President Trump on Saturday offered Democrats three years of deportation protections for some immigrants in exchange for $5.7 billion in border wall funding, a proposal immediately rejected by Democrats and derided by conservatives as amnesty.
Aiming to end the 29-day partial government shutdown, Trump outlined his plan in a White House address in which he sought to revive negotiations with Democrats, who responded that they would not engage in immigration talks until he reopened the government.
Trump proposed offering a reprieve on his attempts to end the Deferred Action for Childhood Arrivals (DACA) program and temporary protected status (TPS) for immigrants from some Latin American and African nations, in exchange for building hundreds of miles of barriers on the southern U.S. border and hiring thousands of new law enforcement agents to be deployed there.
“This is a common-sense compromise both parties should embrace,” Trump said.

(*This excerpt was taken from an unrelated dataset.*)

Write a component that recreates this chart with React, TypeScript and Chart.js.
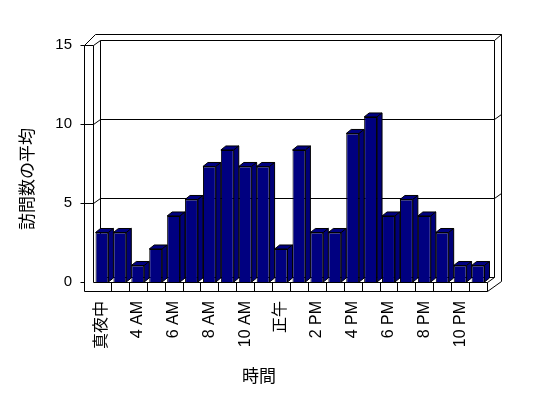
import React, { useEffect, useRef } from 'react';
import { Chart, registerables } from 'chart.js';
Chart.register(...registerables);

const categories = ['真夜中', '1 AM', '4 AM', '5 AM', '6 AM', '7 AM', '8 AM', '9 AM', '10 AM', '11 AM', '正午', '1 PM', '2 PM', '3 PM', '4 PM', '5 PM', '6 PM', '7 PM', '8 PM', '9 PM', '10 PM', '11 PM'];
const visits = [3, 3, 1, 2, 4, 5, 7, 8, 7, 7, 2, 8, 3, 3, 9, 10, 4, 5, 4, 3, 1, 1];
const yTickValues = [0, 5, 10, 15];
const yTitle = '訪問数の平均';
const xTitle = '時間';

const FONT = '"Liberation Sans", Arial, "Noto Sans CJK JP", sans-serif';

const frame3d = {
  id: 'frame3d',
  beforeDatasetsDraw(chart: any) {
    const { ctx, chartArea } = chart;
    const ys = chart.scales.y;
    const xs = chart.scales.x;
    const L = chartArea.left, R = chartArea.right, T = chartArea.top, B = chartArea.bottom;
    const c = (v: number) => Math.round(v) + 0.5;
    const line = (x1: number, y1: number, x2: number, y2: number) => {
      ctx.beginPath();
      ctx.moveTo(c(x1), c(y1));
      ctx.lineTo(c(x2), c(y2));
      ctx.stroke();
    };
    ctx.save();
    ctx.strokeStyle = '#000';
    ctx.lineWidth = 1;
    // left wall
    line(L - 9, T, L - 9, B + 9);
    line(L, T, L, B);
    line(L - 9, T, L, T);
    line(L - 9, T, L + 2, T - 11);
    line(L, T, L + 7, T - 5);
    line(L + 7, T - 5, L + 7, B - 5);
    // back wall
    line(L + 2, T - 11, R + 14, T - 11);
    line(L + 7, T - 5, R + 7, T - 5);
    line(R + 7, T - 5, R + 14, T - 11);
    line(R + 7, T - 5, R + 7, B - 5);
    line(R + 14, T - 11, R + 14, B - 1);
    line(R + 14, B - 1, R, B + 9);
    // floor
    line(L - 9, B + 9, R, B + 9);
    line(L, B, R, B);
    line(R, B, R, B + 9);
    line(R, B, R + 7, B - 5);
    line(L + 7, B - 5, R + 7, B - 5);
    // gridlines and ticks
    yTickValues.forEach((v) => {
      const y = ys.getPixelForValue(v);
      line(L - 13, y, L - 9, y);
      if (v > 0 && v < 15) {
        line(L - 9, y, L, y);
        line(L, y, L + 7, y - 5);
        line(L + 7, y - 5, R + 7, y - 5);
        line(R + 7, y - 5, R + 14, y - 10);
      }
    });
    // floor dividers
    for (let i = 1; i < categories.length; i++) {
      const x = (xs.getPixelForValue(i - 1) + xs.getPixelForValue(i)) / 2;
      line(x, B, x, B + 9);
    }
    ctx.restore();
  },
  afterDatasetsDraw(chart: any) {
    const { ctx } = chart;
    const meta = chart.getDatasetMeta(0);
    const dx = 5, dy = 4;
    ctx.save();
    ctx.strokeStyle = '#000';
    ctx.lineWidth = 1;
    meta.data.forEach((el: any) => {
      const { x, y, base, width } = el.getProps(['x', 'y', 'base', 'width'], true);
      const l = x - width / 2;
      const r = x + width / 2;
      // top face
      ctx.beginPath();
      ctx.moveTo(l, y);
      ctx.lineTo(l + dx, y - dy);
      ctx.lineTo(r + dx, y - dy);
      ctx.lineTo(r, y);
      ctx.closePath();
      ctx.fillStyle = '#000080';
      ctx.fill();
      ctx.stroke();
      // side face
      ctx.beginPath();
      ctx.moveTo(r, y);
      ctx.lineTo(r + dx, y - dy);
      ctx.lineTo(r + dx, base - dy);
      ctx.lineTo(r, base);
      ctx.closePath();
      ctx.fillStyle = '#000078';
      ctx.fill();
      ctx.stroke();
    });
    ctx.restore();
  },
  afterDraw(chart: any) {
    const { ctx } = chart;
    ctx.save();
    ctx.fillStyle = '#000';
    ctx.font = '17px ' + FONT;
    ctx.textAlign = 'center';
    ctx.textBaseline = 'middle';
    ctx.fillText(xTitle, 259, 377);
    ctx.translate(28, 179);
    ctx.rotate(-Math.PI / 2);
    ctx.fillText(yTitle, 0, 0);
    ctx.restore();
  },
};

export default function App() {
  const ref = useRef<HTMLCanvasElement | null>(null);
  useEffect(() => {
    if (!ref.current) return;
    const chart = new Chart(ref.current, {
      type: 'bar',
      data: {
        labels: categories,
        datasets: [
          {
            data: visits,
            yAxisID: 'yb',
            backgroundColor: '#000080',
            borderColor: '#000',
            borderWidth: 1,
            barPercentage: 0.72,
            categoryPercentage: 1,
          },
        ],
      },
      options: {
        responsive: false,
        animation: false,
        devicePixelRatio: 1,
        layout: { padding: { top: 45, right: 61, bottom: 0, left: 0 } },
        plugins: { legend: { display: false }, tooltip: { enabled: false } },
        scales: {
          x: {
            grid: { display: false, drawTicks: false },
            border: { display: false },
            ticks: {
              autoSkip: false,
              minRotation: 90,
              maxRotation: 90,
              padding: 19,
              color: '#000',
              font: { family: FONT, size: 16 },
              callback: (_v: any, i: number) => (i % 2 === 0 ? categories[i] : ''),
            },
            afterFit: (s: any) => { s.height = 116; },
          },
          y: {
            position: 'left',
            min: 0,
            max: 15,
            grid: { display: false, drawTicks: false },
            border: { display: false },
            ticks: {
              stepSize: 5,
              padding: 21,
              color: '#000',
              font: { family: FONT, size: 15 },
            },
            afterFit: (s: any) => { s.width = 93; },
          },
          yb: {
            display: false,
            min: 0,
            max: 14.36,
          },
        },
      },
      plugins: [frame3d],
    });
    return () => chart.destroy();
  }, []);
  return (
    <div style={{ position: 'fixed', left: 0, top: 0, width: 548, height: 398, background: '#fff' }}>
      <canvas ref={ref} width={548} height={398} style={{ display: 'block' }} />
    </div>
  );
}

He added: “The radical left can never control our borders. I will never let it happen.”
But the initial reaction to the offer from Democrats and conservative border hawks was hostile, raising doubts that it would be enough to break an impasse that has resulted in 800,000 federal workers being furloughed or forced to work without pay and numerous government agencies, including the Department of Homeland Security, operating at minimal staffing levels.
The shutdown has become the longest in U.S. government history.
House Speaker Nancy Pelosi (D-Calif.) dismissed the proposal as a “non-starter” and vowed that Democrats would pass legislation in the coming week to reopen the government, putting the onus on the Republican-led Senate to follow suit.
“The president must sign these bills to reopen government immediately and stop holding the American people hostage with this senseless shutdown,” Pelosi said. Senate Minority Leader Charles E. Schumer (D-N.Y.) also said he opposed the plan.
Moving ahead on Trump’s plan, Senate Majority Leader Mitch McConnell (R-Ky.) announced that he would put the legislation on the Senate floor for a vote in the coming week. Trump heralded the package as a bipartisan, “compassionate response” that would offer humanitarian relief on the border and curb illegal immigration — while allowing the government to reopen.